How to serve Keto Asian Spicy Sticky Wings?
- Did I mention game day? These are a perfect finger food – with napkins!
- Amazing with a side of Keto Crispy Kabocha Chips
- Make an assortment of wings for a party. Roast a bunch and toss in different sauces
- With cucumber salad for a refreshing side
What to drink with Keto Asian Spicy Sticky Wings?
Personally, my favorite is some Kirin beer. Beer always seems to be a good friend to wings! You could choose sake to go with these as well to keep up with the Asian flavors. Sparkling water, maybe in a citrus flavor would go well with these. If you have access to an Asian grocery store I think Yuzu or Ume sparking water would go really well with these too.

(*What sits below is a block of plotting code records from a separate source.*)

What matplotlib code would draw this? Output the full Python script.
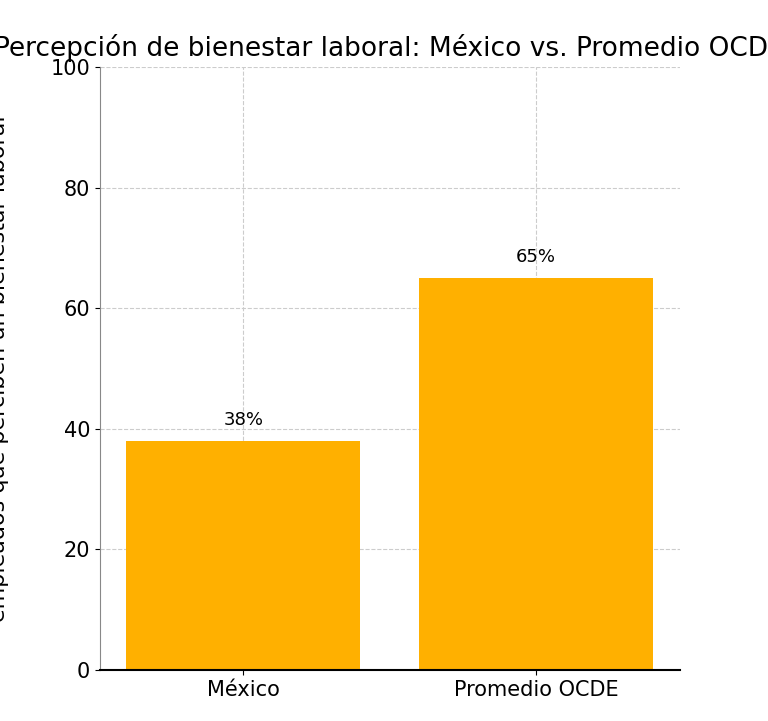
import matplotlib
matplotlib.use("Agg")
import matplotlib.pyplot as plt

categories = ["México", "Promedio OCDE"]
values = [38, 65]
labels = ["38%", "65%"]

fig = plt.figure(figsize=(7.68, 7.21), dpi=100)
ax = fig.add_axes([0.13, 0.071, 0.755, 0.836])
bars = ax.bar(categories, values, width=0.8, color="#FFB000", zorder=2)
for b, l in zip(bars, labels):
    ax.text(b.get_x() + b.get_width() / 2, b.get_height() + 2, l,
            ha="center", va="bottom", fontsize=13)
ax.set_ylim(0, 100)
ax.set_yticks([0, 20, 40, 60, 80, 100])
ax.grid(True, linestyle="--", color="#cccccc", zorder=0)
for s in ["top", "right"]:
    ax.spines[s].set_visible(False)
ax.spines["left"].set_color("#888888")
ax.spines["bottom"].set_linewidth(1.5)
ax.tick_params(labelsize=15)
ax.set_title("Percepción de bienestar laboral: México vs. Promedio OCDE",
             fontsize=19, pad=8)
ax.set_ylabel("empleados que perciben un bienestar laboral", fontsize=16,
              labelpad=30)
fig.savefig("out.png", dpi=100)
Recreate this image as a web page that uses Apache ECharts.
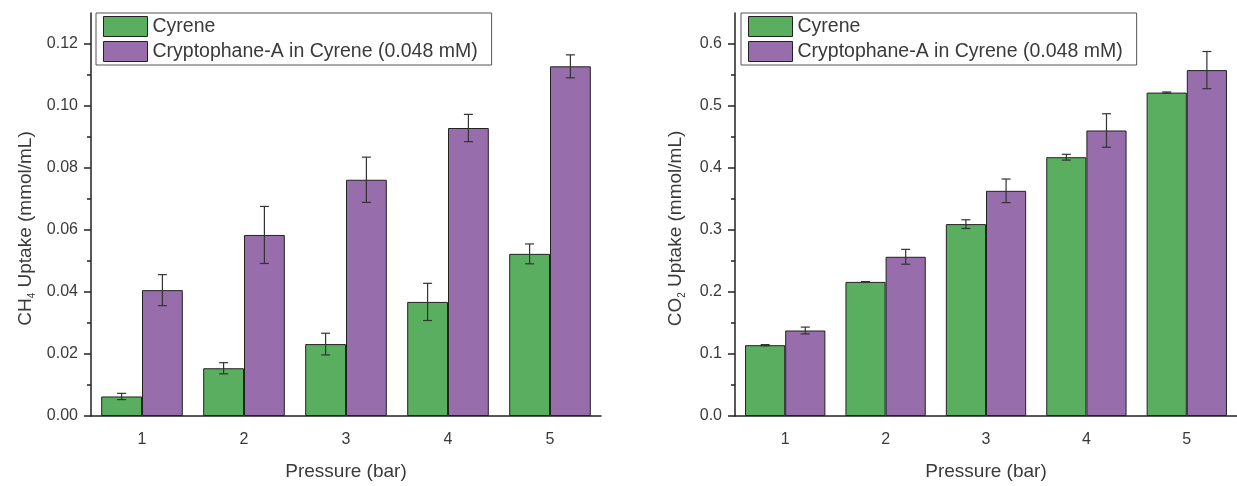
<!DOCTYPE html>
<html>
<head>
<meta charset="utf-8">
<script src="https://cdn.jsdelivr.net/npm/echarts@6/dist/echarts.min.js"></script>
<style>
  html, body { margin: 0; padding: 0; background: #fff; }
  #chart { width: 1237px; height: 486px; }
</style>
</head>
<body>
<div id="chart"></div>
<script>
// ========== 数据 ==========
const pressures = ["1", "2", "3", "4", "5"];
const seriesNames = ["Cyrene", "Cryptophane-A in Cyrene (0.048 mM)"];

const ch4Cyrene = [0.0063, 0.0154, 0.0232, 0.0368, 0.0523];
const ch4CyreneErr = [0.001, 0.0018, 0.0035, 0.006, 0.0032];
const ch4Crypto = [0.0406, 0.0584, 0.0762, 0.0929, 0.1128];
const ch4CryptoErr = [0.005, 0.0092, 0.0073, 0.0044, 0.0037];

const co2Cyrene = [0.1142, 0.2163, 0.3095, 0.4174, 0.5216];
const co2CyreneErr = [0.001, 0.0005, 0.007, 0.0047, 0.001];
const co2Crypto = [0.1379, 0.2568, 0.3632, 0.4605, 0.5579];
const co2CryptoErr = [0.0055, 0.012, 0.019, 0.027, 0.03];

const ch4MajorTicks = [0, 0.02, 0.04, 0.06, 0.08, 0.1, 0.12];
const ch4MinorTicks = [0.01, 0.03, 0.05, 0.07, 0.09, 0.11];
const co2MajorTicks = [0, 0.1, 0.2, 0.3, 0.4, 0.5, 0.6];
const co2MinorTicks = [0.05, 0.15, 0.25, 0.35, 0.45, 0.55];

// ========== 样式 ==========
const FONT = "Liberation Sans, Arial, sans-serif";
const GREEN = "#5aae5f";
const PURPLE = "#976dab";
const LINE = "#222";
const TEXT = "#3a3a3a";

const chart = echarts.init(document.getElementById("chart"));

function errorData(values, errs) {
  return values.map((v, i) => [i, v, errs[i]]);
}

// 误差棒: side = -1 左柱, +1 右柱
function errorRenderer(side) {
  return function (params, api) {
    const idx = api.value(0);
    const mid = api.value(1);
    const err = api.value(2);
    const band = api.size([1, 0])[0];
    const barW = (band * 0.8) / 2;
    const x = api.coord([idx, mid])[0] + (side * barW) / 2;
    const hi = api.coord([idx, mid + err])[1];
    const lo = api.coord([idx, mid - err])[1];
    const cap = 4.5;
    const style = { stroke: "#333", lineWidth: 1.2 };
    return {
      type: "group",
      children: [
        { type: "line", shape: { x1: x, y1: hi, x2: x, y2: lo }, style },
        { type: "line", shape: { x1: x - cap, y1: hi, x2: x + cap, y2: hi }, style },
        { type: "line", shape: { x1: x - cap, y1: lo, x2: x + cap, y2: lo }, style },
      ],
    };
  };
}

function xAxes(gridIndex) {
  return [
    {
      type: "category",
      gridIndex,
      data: pressures,
      name: "Pressure (bar)",
      nameLocation: "middle",
      nameGap: 46,
      nameTextStyle: { fontSize: 19, color: TEXT, fontFamily: FONT },
      axisLine: { lineStyle: { color: LINE, width: 1.5 } },
      axisTick: { alignWithLabel: true, length: 7, lineStyle: { color: LINE, width: 1.5 } },
      axisLabel: { fontSize: 16, color: TEXT, fontFamily: FONT, margin: 16 },
      splitLine: { show: false },
    },
    {
      type: "category",
      gridIndex,
      data: pressures,
      position: "bottom",
      axisLine: { show: false },
      axisTick: { length: 4, lineStyle: { color: LINE, width: 1.5 } },
      axisLabel: { show: false },
      splitLine: { show: false },
    },
  ];
}

function yAxes(gridIndex, max, major, minor, digits, nameRich, gap) {
  return [
    {
      type: "value",
      gridIndex,
      min: 0,
      max,
      name: nameRich,
      nameLocation: "middle",
      nameGap: gap,
      nameTextStyle: {
        fontSize: 19,
        color: TEXT,
        fontFamily: FONT,
        lineHeight: 22,
        padding: [0, 28, 0, 0],
        rich: {
          sub: { fontSize: 10, lineHeight: 10, verticalAlign: "bottom", color: TEXT, fontFamily: FONT },
        },
      },
      axisLine: { show: true, lineStyle: { color: LINE, width: 1.5 } },
      axisTick: { show: true, length: 7, customValues: major, lineStyle: { color: LINE, width: 1.5 } },
      axisLabel: {
        customValues: major,
        fontSize: 16,
        color: TEXT,
        fontFamily: FONT,
        margin: 13,
        formatter: (v) => v.toFixed(digits),
      },
      splitLine: { show: false },
    },
    {
      type: "value",
      gridIndex,
      min: 0,
      max,
      position: "left",
      axisLine: { show: false },
      axisTick: { show: true, length: 4, customValues: minor, lineStyle: { color: LINE, width: 1.5 } },
      axisLabel: { show: false },
      splitLine: { show: false },
    },
  ];
}

function barSeries(name, data, xi, yi, color) {
  return {
    name,
    type: "bar",
    xAxisIndex: xi,
    yAxisIndex: yi,
    data,
    barGap: "0%",
    barCategoryGap: "20%",
    itemStyle: { color, borderColor: LINE, borderWidth: 1 },
    z: 2,
  };
}

function errSeries(values, errs, xi, yi, side) {
  return {
    name: "err",
    type: "custom",
    xAxisIndex: xi,
    yAxisIndex: yi,
    data: errorData(values, errs),
    encode: { x: 0, y: 1 },
    renderItem: errorRenderer(side),
    z: 5,
    silent: true,
  };
}

function legend(left) {
  return {
    data: seriesNames,
    orient: "vertical",
    left,
    top: 13,
    icon: "rect",
    itemWidth: 44,
    itemHeight: 20,
    itemGap: 4,
    padding: [3, 14, 3, 7],
    borderColor: "#555",
    borderWidth: 1,
    selectedMode: false,
    itemStyle: { borderColor: LINE, borderWidth: 1 },
    textStyle: { fontSize: 19.5, color: TEXT, fontFamily: FONT },
  };
}

chart.setOption({
  backgroundColor: "#fff",
  animation: false,
  legend: [legend(96), legend(741)],
  grid: [
    { left: 91, top: 13, width: 510, height: 411 },
    { left: 735, top: 13, width: 512, height: 411 },
  ],
  xAxis: [...xAxes(0), ...xAxes(1)],
  yAxis: [
    ...yAxes(0, 0.13, ch4MajorTicks, ch4MinorTicks, 2, "CH{sub|4} Uptake (mmol/mL)", 54),
    ...yAxes(1, 0.65, co2MajorTicks, co2MinorTicks, 1, "CO{sub|2} Uptake (mmol/mL)", 48),
  ],
  series: [
    barSeries(seriesNames[0], ch4Cyrene, 0, 0, GREEN),
    barSeries(seriesNames[1], ch4Crypto, 0, 0, PURPLE),
    errSeries(ch4Cyrene, ch4CyreneErr, 0, 0, -1),
    errSeries(ch4Crypto, ch4CryptoErr, 0, 0, 1),
    barSeries(seriesNames[0], co2Cyrene, 2, 2, GREEN),
    barSeries(seriesNames[1], co2Crypto, 2, 2, PURPLE),
    errSeries(co2Cyrene, co2CyreneErr, 2, 2, -1),
    errSeries(co2Crypto, co2CryptoErr, 2, 2, 1),
  ],
});

window.addEventListener("resize", () => chart.resize());
</script>
</body>
</html>
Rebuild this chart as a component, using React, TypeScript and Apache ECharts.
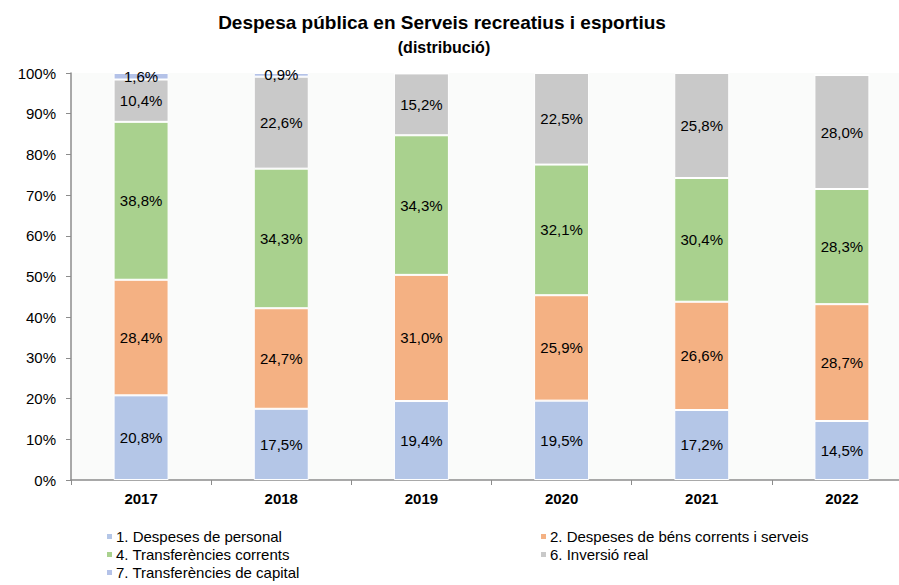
import React, { useEffect, useRef } from "react";
import * as echarts from "echarts";

const categories = ["2017", "2018", "2019", "2020", "2021", "2022"];
const personal = [20.8, 17.5, 19.4, 19.5, 17.2, 14.5];
const bens = [28.4, 24.7, 31.0, 25.9, 26.6, 28.7];
const transfCorrents = [38.8, 34.3, 34.3, 32.1, 30.4, 28.3];
const inversio = [10.4, 22.6, 15.2, 22.5, 25.8, 28.0];
const transfCapital = [1.6, 0.9, 0, 0, 0, 0];
const yTicks = [0, 10, 20, 30, 40, 50, 60, 70, 80, 90, 100];

const seriesNames = [
  "1. Despeses de personal",
  "2. Despeses de béns corrents i serveis",
  "4. Transferències corrents",
  "6. Inversió real",
  "7. Transferències de capital",
];
const seriesData = [personal, bens, transfCorrents, inversio, transfCapital];
const colors = ["#b4c6e7", "#f4b183", "#a9d18e", "#c9c9c9", "#b4c2e8"];

const FONT = "'Liberation Sans', Arial, sans-serif";

export default function App() {
  const ref = useRef<HTMLDivElement>(null);
  useEffect(() => {
    document.body.style.margin = "0";
    const chart = echarts.init(ref.current!, null, { renderer: "svg" });
    const legendCommon = {
      orient: "vertical",
      top: 524,
      height: 80,
      itemWidth: 7,
      itemHeight: 7,
      itemGap: 3,
      icon: "rect",
      textStyle: {
        fontSize: 15,
        color: "#000",
        fontFamily: FONT,
        padding: [0, 0, 0, -2],
      },
    };
    chart.setOption({
      animation: false,
      backgroundColor: "#ffffff",
      textStyle: { fontFamily: FONT },
      title: [
        {
          text: "Despesa pública en Serveis recreatius i esportius",
          left: 437,
          textAlign: "center",
          top: 8,
          textStyle: { fontSize: 19, fontWeight: "bold", color: "#000", fontFamily: FONT },
        },
        {
          text: "(distribució)",
          left: 439,
          textAlign: "center",
          top: 34,
          textStyle: { fontSize: 16, fontWeight: "bold", color: "#000", fontFamily: FONT },
        },
      ],
      legend: [
        {
          ...legendCommon,
          left: 100,
          data: [seriesNames[0], seriesNames[2], seriesNames[4]],
        },
        {
          ...legendCommon,
          left: 534,
          data: [seriesNames[1], seriesNames[3]],
        },
      ],
      grid: {
        left: 71,
        top: 73,
        bottom: 105,
        right: -13,
        outerBoundsMode: "none",
        containLabel: false,
        show: true,
        backgroundColor: "#fafbfa",
        borderWidth: 0,
      },
      xAxis: {
        type: "category",
        data: categories,
        axisLine: { show: true, lineStyle: { color: "#8c8c8c", width: 1.5 } },
        axisTick: { show: true, length: 5, lineStyle: { color: "#8c8c8c" } },
        axisLabel: {
          fontSize: 15,
          fontWeight: "bold",
          color: "#000",
          margin: 11,
          fontFamily: FONT,
        },
      },
      yAxis: {
        type: "value",
        min: 0,
        max: 100,
        interval: 10,
        splitLine: { show: false },
        axisLine: { show: true, lineStyle: { color: "#8c8c8c", width: 1.5 } },
        axisTick: { show: true, length: 5, lineStyle: { color: "#8c8c8c" } },
        axisLabel: {
          fontSize: 15,
          color: "#000",
          margin: 15,
          fontFamily: FONT,
          formatter: (v: number) => (yTicks.includes(v) ? `${v}%` : ""),
        },
      },
      series: seriesNames.map((name, i) => ({
        name,
        type: "bar",
        stack: "total",
        barWidth: 55,
        data: seriesData[i],
        itemStyle: { color: colors[i], borderColor: "#ffffff", borderWidth: 1 },
        label: {
          show: true,
          position: "inside",
          fontSize: 15,
          color: "#000",
          fontFamily: FONT,
          formatter: (p: any) =>
            p.value > 0 ? `${Number(p.value).toFixed(1).replace(".", ",")}%` : "",
        },
      })),
    });
    return () => chart.dispose();
  }, []);
  return <div ref={ref} style={{ width: 899, height: 585 }} />;
}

Definitely plan to eat these on the day you make them – take advantage of the crispiness! You could make some extra sauce though and save for chicken skewers or some tofu.
❤️ MORE RECIPES YOU’LL LOVE
- Sesame Chicken, Keto & Low Carb
- Another crispy treat – Keto Crispy Kabocha Chips
- Keto Cheese Pepperoni Bites a great game day recipe
- You’ll love these Keto Kabocha Latkes
- Try this amazing Keto Bacon Cheddar Cheese Ball
Keto Asian Spicy Sticky Wings
- silicone mat
- baking sheet
- 1 dozen wings broken down and well dried
- 1/2 tablespoon baking powder aluminum free
- 1 teaspoon smoked salt
- 3 tablespoons low-sodium soy sauce
- 3 tablespoons water
- 2 tablespoons allulose
- 2 cloves garlic
- 1/2 teaspoon orange zest I used fresh but dried can also work
- 1/2 teaspoon red pepper flakes or to taste
- 1/8 teaspoon ginger ground (you could always use fresh)
- 1/8 teaspoon xanthan gum added at the end (optional if it needs thickening)
- 1 teaspoon toasted sesame oil added at the end
- 1 teaspoon sesame seeds
- 1 green onion chopped
- Break down the wings into drumettes and flats; reserve the tips to make stock. (I keep a bag in the freezer!) Dry well with paper towel and coat with baking powder and salt mixture.
- Arrange on a rack, leaving space around the wings. Place in fridge, uncovered for 8-24 hours.
- Preheat oven to 450 degrees F and remove wings from the fridge. Be sure to allow the oven to fully preheat. TIP: Air circulation helps with the crispiness so a rack really helps! The fat will render so place the rack over a rimmed baking dish. Add a silicone mat or foil for easier clean up.
- Check for doneness at 20 minutes. Wings should be browned and crispy!
- As wings bake, make your sauce. Combine all ingredients minus the xanthan gum and toasted sesame oil to a nonstick frying pan. Sauce will reduce and become nice a fragrant!
- Just as the wings are getting done, (if needed) add the xanthan gum to help thicken the sauce and the toasted sesame oil (it prefers not to be cooked!).
- When the wings are done, use tongs to remove them from the rack and dump them directly into the sauce. Give them a good stir to coat them on all sides.
- Garnish with sesame seeds and green onion. Enjoy!
this looks amazing I am going to have to try this one for sure
Thanks so much. Let me know if you do! These are great for breakfast!
What beautiful colors and definitely seems so full of flavor.
Thanks so much! Yes, these are zingy with the ginger and red pepper flakes! Thank you for visiting and trying the recipes!
These wings look delicious. Your photos look great, and I love the way you handled the ingredients section.
Thanks so much Adriane! I love the check off feature. Sounds goofy but I also use it when I’m baking – I hate missing an ingredient!
Love this recipe, always looking for a good asian wing sauce. I have to check out the allulose I’ve never tried it. Sounds like a perfect sugar substitute.
It is my FAVORITE ingredient! I hope you give it a try – let me know if you do! You could always use sugar or honey (or your sweetener of choice)! Thanks again, Jill!
OK, now I can make someone happy! And I’m curious to try them too. I’m yet to try Tofu, but thanks for the idea!
Awesome, Mihaela, it’s so nice to cook something for the people we care about! Thanks for checking out this recipe!